The noblest character in the book is Lord Aubrey. As he is not a genius he, naturally, behaves admirably on every occasion. He begins by pitying the neglected Lady Guilderoy, and ends by loving her, but he makes the great renunciation with considerable effect, and, having induced Lady Guilderoy to receive back her husband, he accepts ‘a distant and arduous Viceroyalty.’ He is Ouida’s ideal of the true politician, for Ouida has apparently taken to the study of English politics. A great deal of her book is devoted to political disquisitions. She believes that the proper rulers of a country like ours are the aristocrats. Oligarchy has great fascinations for her. She thinks meanly of the people and adores the House of Lords and Lord Salisbury. Here are some of her views. We will not call them ideas:
The House of Lords wants nothing of the nation, and therefore it is the only candid and disinterested guardian of the people’s needs and resources. It has never withstood the real desire of the country: it has only stood between the country and its impetuous and evanescent follies.

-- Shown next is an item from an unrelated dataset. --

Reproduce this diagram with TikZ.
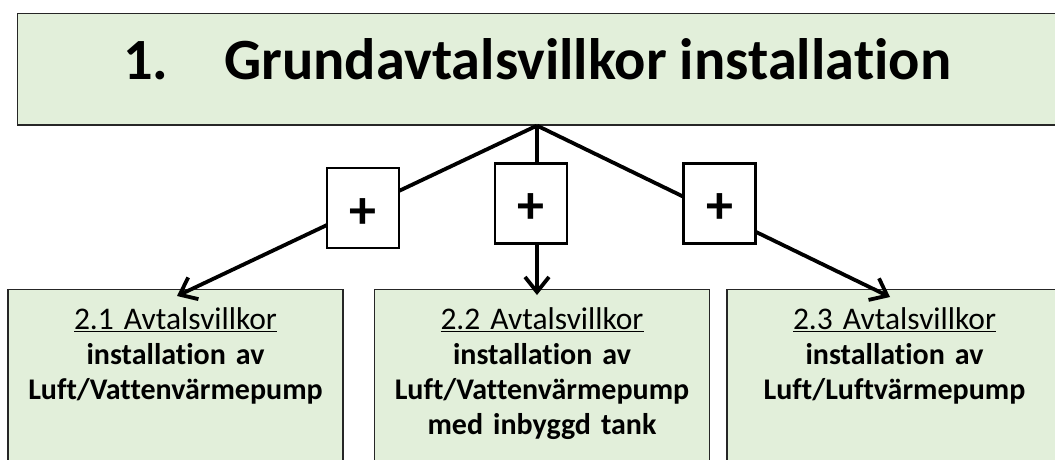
\documentclass[tikz,border=0pt]{standalone}
\usepackage{fontspec}
\setmainfont{Carlito}[Ligatures=NoCommon]
\usetikzlibrary{arrows.meta,calc}
\definecolor{boxgreen}{HTML}{E2EFDA}

\begin{document}
\begin{tikzpicture}[x=1pt,y=-1pt,
  greenbox/.style={draw=black!85,line width=1.2pt,fill=boxgreen,inner sep=0pt},
  subbox/.style={greenbox,anchor=north,text width=335pt,align=center,inner ysep=18pt,
    text depth=130pt,font=\fontsize{30}{35}\selectfont},
  plusbox/.style={draw,line width=2.3pt,fill=white,minimum width=72pt,minimum height=80pt,
    inner sep=0pt,text height=40pt,text depth=0pt,font=\fontsize{54}{54}\selectfont\bfseries},
  link/.style={line width=3.8pt,-{Straight Barb[length=15pt,width=24pt]}}]
\useasboundingbox (0,0) rectangle (1055,459);
\clip (0,0) rectangle (1055,459);

% Rubrik
\node[greenbox,minimum width=1039pt,minimum height=111.5pt,text height=40pt,text depth=20.5pt,
  font=\fontsize{58.4}{60}\selectfont\bfseries] (top) at (537,69.25)
  {1.\hspace{56pt}Grundavtalsvillkor installation};

% Avtalsvillkor
\node[subbox] (b1) at (175.5,289) {{\fontsize{31.5}{35}\selectfont\underline{2.1 Avtalsvillkor}}\\ \textbf{installation av}\\ \textbf{Luft/Vattenvärmepump}};
\node[subbox] (b2) at (542,289) {{\fontsize{31.5}{35}\selectfont\underline{2.2 Avtalsvillkor}}\\ \textbf{installation av}\\ \textbf{Luft/Vattenvärmepump}\\ \textbf{med inbyggd tank}};
\node[subbox] (b3) at (894.5,289) {{\fontsize{31.5}{35}\selectfont\underline{2.3 Avtalsvillkor}}\\ \textbf{installation av}\\ \textbf{Luft/Luftvärmepump}};

\coordinate (apex) at (top.south);
\draw[link] (apex) -- ([xshift=1.5pt,yshift=-7pt]b1.north);
\draw[link] (apex) -- ([xshift=-5pt,yshift=-6pt]b2.north);
\draw[link] (apex) -- ([xshift=-4.5pt,yshift=-8pt]b3.north);

% plus
\node[plusbox] (p1) at (363,208) {+};
\node[plusbox] (p2) at (531,203.5) {+};
\node[plusbox] (p3) at (719.5,203.5) {+};
\end{tikzpicture}
\end{document}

A democracy cannot understand honour; how should it? The Caucus is chiefly made up of men who sand their sugar, put alum in their bread, forge bayonets and girders which bend like willow-wands, send bad calico to India, and insure vessels at Lloyd’s which they know will go to the bottom before they have been ten days at sea.
Lord Salisbury has often been accused of arrogance; people have never seen that what they mistook for arrogance was the natural, candid consciousness of a great noble that he is more capable of leading the country than most men composing it would be.
Democracy, after having made everything supremely hideous and uncomfortable for everybody, always ends by clinging to the coat tails of some successful general.
The prosperous politician may be honest, but his honesty is at best a questionable quality. The moment that a thing is a métier, it is wholly absurd to talk about any disinterestedness in the pursuit of it. To the professional politician national affairs are a manufacture into which he puts his audacity and his time, and out of which he expects to make so much percentage for his lifetime.
There is too great a tendency to govern the world by noise.
Ouida’s aphorisms on women, love, and modern society are somewhat more characteristic:
Women speak as though the heart were to be treated at will like a stone, or a bath.
Half the passions of men die early, because they are expected to be eternal.
It is the folly of life that lends charm to it.
What is the cause of half the misery of women? That their love is so much more tenacious than the man’s: it grows stronger as his grows weaker.
To endure the country in England for long, one must have the rusticity of Wordsworth’s mind, and boots and stockings as homely.
It is because men feel the necessity to explain that they drop into the habit of saying what is not true. Wise is the woman who never insists on an explanation.
Love can make its own world in a solitude à deux, but marriage cannot.
Nominally monogamous, all cultured society is polygamous; often even polyandrous.
Moralists say that a soul should resist passion. They might as well say that a house should resist an earthquake.
The whole world is just now on its knees before the poorer classes: all the cardinal virtues are taken for granted in them, and it is only property of any kind which is the sinner.
Men are not merciful to women’s tears as a rule; and when it is a woman belonging to them who weeps, they only go out, and slam the door behind them.
Men always consider women unjust to them, when they fail to deify their weaknesses.
No passion, once broken, will ever bear renewal.
Feeling loses its force and its delicacy if we put it under the microscope too often.
Anything which is not flattery seems injustice to a woman.
When society is aware that you think it a flock of geese, it revenges itself by hissing loudly behind your back.
Of descriptions of scenery and art we have, of course, a large number, and it is impossible not to recognise the touch of the real Ouida manner in the following:
It was an old palace: lofty, spacious, magnificent, and dull. Busts of dusky yellow marble, weird bronzes stretching out gaunt arms into the darkness, ivories brown with age, worn brocades with gold threads gleaming in them, and tapestries with strange and pallid figures of dead gods, were all half revealed and half obscured in the twilight. As he moved through them, a figure which looked almost as pale as the Adonis of the tapestry and was erect and motionless like the statue of the wounded Love, came before his sight out of the darkness. It was that of Gladys.
It is a manner full of exaggeration and overemphasis, but with some remarkable rhetorical qualities and a good deal of colour. Ouida is fond of airing a smattering of culture, but she has a certain intrinsic insight into things and, though she is rarely true, she is never dull. Guilderoy, with all its faults, which are great, and its absurdities, which are greater, is a book to be read.